The lights came back on, and whoa, another waiter who had crept up next to me in the dark first startled the shit out of me, then lifted the big silver dome off the centre of the table, revealing beef rendang, sambal prawns, curry chicken, dhal and achar. At this point, hunger having got the better of me, I exclaimed a little too loudly, “You mean the food was here all along??!” I was told off by Boo, who said I shouldn’t embarrass my Malaysian friends.

Our table was labeled “UNSW”, next to the one which read “Shareena’s Friends”. It is obvious we are not in her inner sanctum. According to Boo and Penny, there were several judges among the guests, as well as several important people, Tan Sris and whatnot. Rank and status could not have been demonstrated more clearly, as the tan sris, datuks, raisins and sultanas were seated near the stage, while the UNSW table was in Siberia, next to the door where waiting staff stood at the ready to commence their night-vision rice assault.

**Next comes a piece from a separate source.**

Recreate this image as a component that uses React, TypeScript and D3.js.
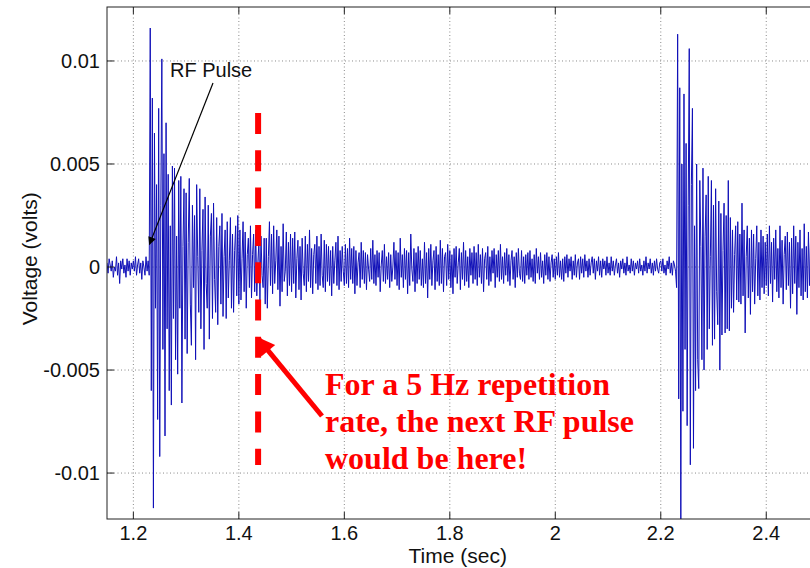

Food was consumed at a frantic pace, and used crockery was cleared with equal haste. Jen scooped and scooped cubes of sinewy rendang, one chicken drumstick, four pineapple cubes, one sudu or two of dhal and a partridge in a pear tree, while Allen made very small talk with the four strangers at our table and Boo and myself mused about what type of wedding we would have were we to be so fortunate as to have someone to marry.

We then took our place in the queue to leave the hall and spent all of three minutes offering our congratulations to Shareena and Affendy, took the obligatory group photo, then took our leave.

We adjourned to Changkat Bukit Bintang and had a beer (no alcohol at Malay wedding) at Deutsches Haus, making it the third visit in three nights for Boo and myself. Being a Sunday night, we called it pretty early after that.

Earlier, Karen, Boo and myself went shopping for the wedding gift. As we expected, half the afternoon was spent negotiating traffic, first to Mid Valley, where we gave up trying to get into the car park, and then to somewhere near Bangsar, to a mall whose name I can’t remember for the life of me.

We found a shop selling Chinese antiques, called ‘Madam Butterfly’, and bought a porcelain urn with double happiness painted on it, and a wine saucer set. The staff then took a back seat as they watched me rummage through their shop looking for wrapping material. Actually, one of them got a little pissed off because I asked for a box, and they had to go to the garbage area in the mall to get one. We then made them put the gifts into the Kodomo children’s toothbrush box (4 doz.), and made them use their coarse packing tissue to make wrapping paper while we shopped for ribbons and a card.

We came back to the shop and saw that they had wrapped the box in the most horrible way imaginable – like a giant candy wrapper, with scotch tape visible all over the place. Too late to unwrap now, and I asked them for their pink coarse packing tissue and tried to mask the scotch tape by making a sash over the wrapping paper, while tying our gold and silver ribbons over the scrunched up ends of the candy wrapper. Creative intentions, ugly outcome.

If nothing else, one look and Shareena would be immensely curious as to what the package contained. The way our present sat on the gifts table just screamed out “Open Me Please. Like Now!” I hope they like it.